One of the questions the dune campaign is addressing is how exactly the complex Martian winds shape the dunes, which cluster so closely on the same side of the same mountain, into different patterns. The researchers also hope to find out whether Martian winds organize grains of sand in ways that affect the distribution of mineral compositions, which would impact studies of Martian sandstones.

"At these linear dunes, the wind regime is more complicated than at the crescent dunes we studied earlier," said Mathieu Lapotre of Caltech, in Pasadena, California, who helped lead the Curiosity science team's planning for the dune campaign.

"There seems to be more contribution from the wind coming down the slope of the mountain here compared with the crescent dunes farther north."

Another important difference between the first and second phases of the Curiosity dune campaign is that the visit to the linear dunes takes place during Mars's high-wind season, so space experts got to see a lot more movement of grains and ripples.

​One portion of sand scooped up from a linear dune has been analyzed with the Sample Analysis at Mars (SAM) instrument inside the rover.
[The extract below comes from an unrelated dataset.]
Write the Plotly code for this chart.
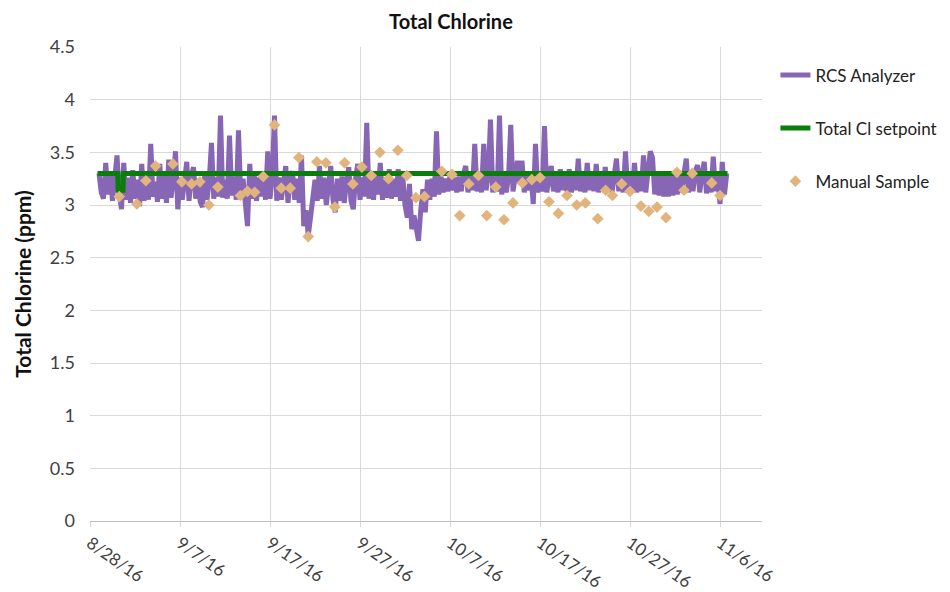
import pandas as pd
import plotly.graph_objects as go

# ---------------- data ----------------
# RCS Analyzer readings, 4 per day (every 6 h) starting 2016-08-29 00:00
rcs_start = "2016-08-29 00:00"
rcs_values = [
    3.30, 3.12, 3.06, 3.40,  # 8/29
    3.10, 3.28, 3.04, 3.22,  # 8/30
    3.47, 3.10, 2.96, 3.40,  # 8/31
    3.05, 3.26, 3.02, 3.33,  # 9/1
    3.06, 3.24, 2.99, 3.39,  # 9/2
    3.04, 3.27, 3.05, 3.58,  # 9/3
    3.08, 3.22, 3.03, 3.39,  # 9/4
    3.06, 3.28, 3.02, 3.43,  # 9/5
    3.07, 3.25, 3.51, 2.96,  # 9/6
    3.26, 3.05, 3.24, 3.41,  # 9/7
    3.04, 3.27, 3.36, 3.06,  # 9/8
    3.25, 3.03, 2.98, 3.28,  # 9/9
    3.05, 3.24, 3.59, 3.06,  # 9/10
    3.26, 3.08, 3.85, 3.07,  # 9/11
    3.24, 3.06, 3.66, 3.09,  # 9/12
    3.27, 3.05, 3.71, 3.08,  # 9/13
    3.25, 3.07, 2.80, 3.39,  # 9/14
    3.06, 3.28, 3.04, 3.26,  # 9/15
    3.08, 3.30, 3.05, 3.51,  # 9/16
    3.06, 3.27, 3.85, 3.04,  # 9/17
    3.26, 3.05, 3.24, 3.37,  # 9/18
    3.02, 3.26, 3.32, 3.05,  # 9/19
    3.25, 3.02, 3.47, 2.80,  # 9/20
    2.95, 2.71, 2.88, 3.05,  # 9/21
    3.24, 3.04, 3.37, 3.06,  # 9/22
    3.26, 3.00, 3.24, 3.37,  # 9/23
    3.05, 2.93, 3.25, 3.04,  # 9/24
    3.27, 3.02, 3.22, 3.36,  # 9/25
    3.04, 2.96, 3.25, 3.39,  # 9/26
    3.05, 3.26, 3.08, 3.78,  # 9/27
    3.06, 3.27, 3.05, 3.28,  # 9/28
    3.10, 3.40, 3.05, 3.26,  # 9/29
    3.07, 3.34, 3.06, 3.25,  # 9/30
    3.08, 3.34, 3.04, 3.27,  # 10/1
    3.00, 2.88, 3.20, 2.77,  # 10/2
    2.90, 2.80, 2.66, 2.95,  # 10/3
    3.15, 2.93, 3.24, 3.05,  # 10/4
    3.25, 3.08, 3.70, 3.10,  # 10/5
    3.27, 3.12, 3.25, 3.13,  # 10/6
    3.28, 3.14, 3.26, 3.12,  # 10/7
    3.27, 3.13, 3.30, 3.37,  # 10/8
    3.12, 3.28, 3.14, 3.58,  # 10/9
    3.13, 3.27, 3.12, 3.58,  # 10/10
    3.14, 3.28, 3.81, 3.12,  # 10/11
    3.27, 3.13, 3.85, 3.10,  # 10/12
    3.28, 3.12, 3.26, 3.76,  # 10/13
    3.13, 3.27, 3.42, 3.20,  # 10/14
    3.42, 3.12, 3.28, 3.14,  # 10/15
    3.27, 3.01, 3.58, 3.12,  # 10/16
    3.28, 3.13, 3.75, 3.12,  # 10/17
    3.27, 3.37, 3.13, 3.28,  # 10/18
    3.12, 3.34, 3.14, 3.29,  # 10/19
    3.13, 3.34, 3.12, 3.30,  # 10/20
    3.14, 3.44, 3.13, 3.29,  # 10/21
    3.12, 3.40, 3.14, 3.30,  # 10/22
    3.13, 3.39, 3.12, 3.31,  # 10/23
    3.14, 3.36, 3.13, 3.32,  # 10/24
    3.12, 3.30, 3.44, 3.13,  # 10/25
    3.30, 3.12, 3.51, 3.13,  # 10/26
    3.29, 3.14, 3.40, 3.12,  # 10/27
    3.30, 3.13, 3.47, 3.12,  # 10/28
    3.28, 3.51, 3.45, 3.10,  # 10/29
    3.30, 3.09, 3.32, 3.08,  # 10/30
    3.31, 3.08, 3.30, 3.09,  # 10/31
    3.32, 3.10, 3.31, 3.12,  # 11/1
    3.30, 3.44, 3.12, 3.31,  # 11/2
    3.13, 3.32, 3.38, 3.12,  # 11/3
    3.30, 3.41, 3.11, 3.31,  # 11/4
    3.12, 3.46, 3.13, 3.30,  # 11/5
    3.01, 3.41, 3.10, 3.30,  # 11/6
]
rcs_dates = pd.date_range(rcs_start, periods=len(rcs_values), freq="6h")

setpoint_dates = ["2016-08-28 20:00", "2016-08-31 02:00", "2016-08-31 03:00",
                  "2016-08-31 16:00", "2016-08-31 17:00", "2016-11-06 20:00"]
setpoint_values = [3.3, 3.3, 3.14, 3.14, 3.3, 3.3]

manual_dates = [
    "2016-08-31 06:00", "2016-09-02 05:00", "2016-09-03 05:00", "2016-09-04 07:00",
    "2016-09-06 05:00", "2016-09-07 05:00", "2016-09-08 07:00", "2016-09-09 05:00",
    "2016-09-10 05:00", "2016-09-11 05:00", "2016-09-13 17:00", "2016-09-14 12:00",
    "2016-09-15 07:00", "2016-09-16 06:00", "2016-09-17 12:00", "2016-09-18 06:00",
    "2016-09-19 06:00", "2016-09-20 05:00", "2016-09-21 06:00", "2016-09-22 05:00",
    "2016-09-23 05:00", "2016-09-24 05:00", "2016-09-25 07:00", "2016-09-26 05:00",
    "2016-09-27 05:00", "2016-09-28 06:00", "2016-09-29 05:00", "2016-09-30 04:00",
    "2016-10-01 05:00", "2016-10-02 05:00", "2016-10-03 05:00", "2016-10-04 04:00",
    "2016-10-06 02:00", "2016-10-07 05:00", "2016-10-08 02:00", "2016-10-09 02:00",
    "2016-10-10 04:00", "2016-10-11 02:00", "2016-10-12 02:00", "2016-10-13 00:00",
    "2016-10-14 00:00", "2016-10-15 01:00", "2016-10-16 02:00", "2016-10-17 00:00",
    "2016-10-18 00:00", "2016-10-19 01:00", "2016-10-20 00:00", "2016-10-21 02:00",
    "2016-10-22 01:00", "2016-10-23 10:00", "2016-10-24 07:00", "2016-10-25 01:00",
    "2016-10-26 02:00", "2016-10-27 00:00", "2016-10-28 05:00", "2016-10-29 02:00",
    "2016-10-30 00:00", "2016-10-31 00:00", "2016-11-01 05:00", "2016-11-02 00:00",
    "2016-11-02 22:00", "2016-11-05 02:00", "2016-11-06 00:00",
]
manual_values = [
    3.08, 3.01, 3.23, 3.37, 3.39, 3.22, 3.20, 3.22, 3.00, 3.17,
    3.09, 3.13, 3.12, 3.27, 3.76, 3.16, 3.16, 3.45, 2.70, 3.41,
    3.40, 2.98, 3.40, 3.20, 3.36, 3.28, 3.50, 3.25, 3.52, 3.28,
    3.07, 3.08, 3.32, 3.29, 2.90, 3.20, 3.28, 2.90, 3.17, 2.86,
    3.02, 3.21, 3.24, 3.26, 3.03, 2.92, 3.09, 3.00, 3.02, 2.87,
    3.14, 3.09, 3.20, 3.13, 2.99, 2.94, 2.98, 2.88, 3.31, 3.14,
    3.30, 3.21, 3.09,
]

x_tick_dates = ["2016-08-28", "2016-09-07", "2016-09-17", "2016-09-27",
                "2016-10-07", "2016-10-17", "2016-10-27", "2016-11-06"]
x_tick_labels = ["8/28/16", "9/7/16", "9/17/16", "9/27/16",
                 "10/7/16", "10/17/16", "10/27/16", "11/6/16"]
y_tick_values = [0, 0.5, 1, 1.5, 2, 2.5, 3, 3.5, 4, 4.5]
y_tick_labels = ["0", "0.5", "1", "1.5", "2", "2.5", "3", "3.5", "4", "4.5"]

# ---------------- figure ----------------
FONT = "Lato, 'Open Sans', sans-serif"
fig = go.Figure()
fig.add_trace(go.Scatter(
    x=rcs_dates, y=rcs_values, mode="lines", name="RCS Analyzer",
    line=dict(color="#8766b5", width=5), legendgroup="a"))
fig.add_trace(go.Scatter(
    x=setpoint_dates, y=setpoint_values, mode="lines", name="Total Cl setpoint",
    line=dict(color="#0a7d0a", width=5), legendgroup="b"))
fig.add_trace(go.Scatter(
    x=manual_dates, y=manual_values, mode="markers", name="Manual Sample",
    marker=dict(symbol="diamond", size=9, color="#e0b47c"), legendgroup="c"))

fig.update_layout(
    width=950, height=592,
    margin=dict(l=90, r=188, t=47, b=71, autoexpand=False),
    paper_bgcolor="white", plot_bgcolor="white",
    font=dict(family=FONT, color="#404040", size=17),
    title=dict(text="<b>Total Chlorine</b>", x=0.4747, xref="container", xanchor="center",
               y=0.963, yref="container", yanchor="middle",
               font=dict(family=FONT, size=20, color="#111111")),
    legend=dict(x=1.02, y=0.978, xanchor="left", yanchor="top",
                font=dict(family=FONT, size=17, color="#222222"),
                tracegroupgap=28, itemwidth=30, bgcolor="rgba(0,0,0,0)"),
    showlegend=True,
)
fig.update_xaxes(
    type="date", range=["2016-08-28", "2016-11-10 16:00"],
    tickvals=x_tick_dates, ticktext=x_tick_labels, tickangle=35,
    showgrid=True, gridcolor="#d9d9d9", gridwidth=1,
    showline=True, linecolor="#bfbfbf", linewidth=1,
    ticks="outside", ticklen=5, tickcolor="#d9d9d9",
    tickfont=dict(family=FONT, size=17, color="#404040"),
    zeroline=False, automargin=False,
)
fig.update_yaxes(
    range=[0, 4.5], tickvals=y_tick_values, ticktext=y_tick_labels,
    showgrid=True, gridcolor="#d9d9d9", gridwidth=1,
    showline=False, zeroline=False, ticks="", ticklabelstandoff=14,
    tickfont=dict(family=FONT, size=18, color="#404040"),
    automargin=False,
    title=dict(text="<b>Total Chlorine (ppm)</b>", standoff=12,
               font=dict(family=FONT, size=21, color="#111111")),
)

fig.write_html("out.html", config={"displayModeBar": False},
               post_script="document.body.style.margin='0';document.body.style.overflow='hidden';")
The plan is to take more sample portions to SAM and to the rover's Chemistry and Mineralogy (CheMin) instrument, but the winds make it hard for the Curiosity's arm to insert samples into its instruments.

The rover has been taking pictures and gathering data since it landed near Mount Sharp in August 2012. On Friday, NASA released a fresh collection of stunning photos from Mars taken by Curiosity that give viewers a look at a breathtaking sandy scenery on the Red Planet.